Bright future for material recovery facilities

The need for bigger and more advanced material recovery facilities to radically improve the UK's management of refuse was highlighted at a key gathering of waste professionals in London this week.


London Remade hosted a network meeting for local authorities on Monday to look at the issues facing waste infrastructure planning.

Among the speakers was Linda Crichton, manager of WRAP’s Recycling and Organics Technical Advisory Team who stressed the importance of MRFs and the lessons the UK could learn from their use overseas.

“Material recovery facilities will be critical to the delivery of higher rates of recycling nationally,” she told delegates.

“To deliver targets we’ll have to collect more of the materials we’re currently collecting and also focus on a wider variety of materials and that will require better sorting technologies.”

Presenting research conducted by WRAP, she outlined potential progress and pitfalls in the implementation of MRFs globally.

In the USA, she said, a much wider variety of materials were being recycled and this had led to a move away from kerbside sorting and towards a reliance on MRFs designed to cope with mixed waste.

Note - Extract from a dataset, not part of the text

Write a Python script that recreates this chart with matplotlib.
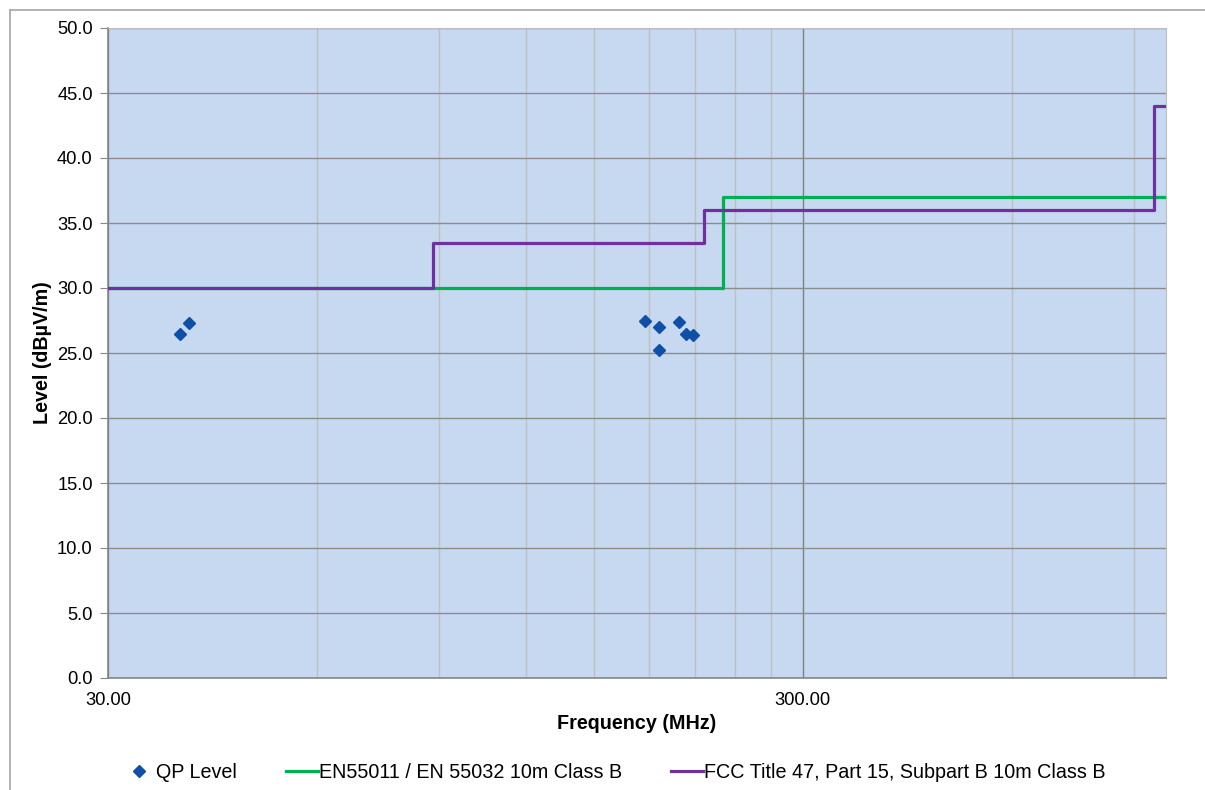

“The more materials that are recycled, the more efficient automated sorting becomes,” she said.

“But large facilities are required if you are going to achieve the economies of scale.”

The UK is currently in a position where many of its MRFs have been built into existing, outdated waste facilities where space constraints on the sites have meant large-scale operations had been impossible.

“We also have a broad range of collection systems and much of our sorting tends to be done at the kerbside, which means we have a lot of small MRFs which isn’t necessarily the best way to go.”

To become economically attractive, sites needed to be processing over 50,000 tonnes of waste per annum, she said, which meant looking at ways to diversify, whether by taking in a wider spectrum of materials or accepting waste from varying sources.

“If you have a fully-automated facility dealing with less than that it doesn’t make sense from an economic point of view,” said Ms Crichton.

“So economies of scale will become critical. Many overseas schemes collect over 16 materials and there are also opportunities to develop facilities that handle municipal and industrial/commercial waste.”

But most important in ensuring the figures stacked up was knowing there would be a strong market for the end product.

“We need to work on it, but we’ve got the future potential to produce higher quality and higher value products and that equals higher market interest.

“And that is what we are really looking for because with that you are able to secure more stability and longer term opportunities.”